Die Resultatbilder sind immer schon Heilung einer Zerlegung. In den Bildern,
die Wenzel ausstellt, ist der Ablauf nicht mehr sichtbar; ahnbar freilich
schon. Und im Buch sind zwischen die Fotofix-Rekompositionen
Schwarzweiß-Bilder geschaltet, die den Mann und die Kulissen vor dem,
am und im Automaten zeigen. Der Performance-Charakter des Ablaufs ist nicht
zu übersehen, man könnte ungefähr diesen Ablaufplan des Geschehens
entwerfen: Skizze der Inszenierung (Ganzheit des Bildes; Plan) Zerlegung
der Teile Entwurf eines "Dreh"plans die Inszenierung/Performance
mit dem Automaten, die "action" (unklar bleibt, wieviele "takes" jeweils
nötig sind) Sichtung der Fotofix-Serienbilder/Abgleich mit der
Skizze, dem Plan Auswahl der gelungensten Bildstreifen
Re/Komposition ("Schnitt") zum Bild, das mit dem Plan angezielt war.
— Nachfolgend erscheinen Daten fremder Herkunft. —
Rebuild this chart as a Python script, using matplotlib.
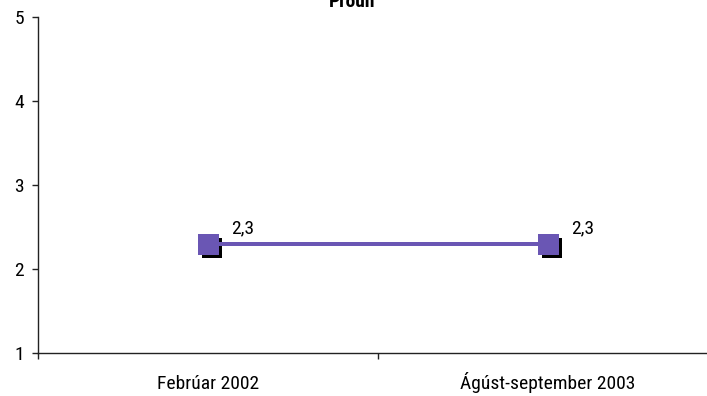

In gewisser Weise geht jedes dieser Momente ins Bild ein. Die
Gegenläufigkeit dieser Momente hintertreibt die Illusion des rekomponierten
Resultatbildes. Der Rand des Fotofixbildes wird zum Zwischenraum, der das
Bild in Einzelbilder zerteilt, die zueinander sich fügen wollen, aber
nie endgültig können. Die Löschung der Bewegung und die nicht
minder gravierende statische Zusammenfügugn werden oft als Gewaltakt
thematisch: Die Serie "tote Tiere" Vögel, eine Katze bringt
die Wunde als Tötung ins Bild, eine andere Bildserie (#13) aus der
Bilderserie "intérieur" zeigt eine junge Frau mit einer heftigen Wunde
am Knie. Der Inszenierungscharakter wird in surrealen Details sichtbar, mehr
noch in Inserts, die nicht "passen" und mit voller Absicht das Gesamtbild
kommentieren und unterminieren. Das Resultatbild ist ein "Passbild", in dem
manches nicht (ganz) passt.
Allerdings sind auch andere Effekte möglich wie überhaupt
auf der anderen Seite das nicht minder wichtige Moment der Trennung von
Entstehung und Resultat, der Lösung des Effekts von seinen Ursachen
nicht übersehen werden darf. Die Serie "Flug durchs All" produziert
eine Schwerelosigkeit des Welt-Raums, der hier so irreal wie surreal entworfen
wird, an der man den Triumph des Artefakts über seine
nichtsdestoweniger für diesen Triumph konstitutiven - Entstehungsbedingungen
nur bewundern kann. Die Tendenz zur Auflösung der Dreidimensionalität
in eine Anordnungsfläche findet hier ihren Höhepunkt. Es gibt,
den Widerständen der Prozedur zum Trotz, eine neue Bewegungsillusion,
ein Schweben und Fliegen dank der Re/Komposition. Ja, der Trotz gegen den
fixen Automaten, die Hysterie der inszenierenden Performance, die Ungewissheit
des Raums und die Mühe der Rekomposition verwandeln sich hier, unerwartbar,
in ein Schweben und Fliegen der Komposition selbst.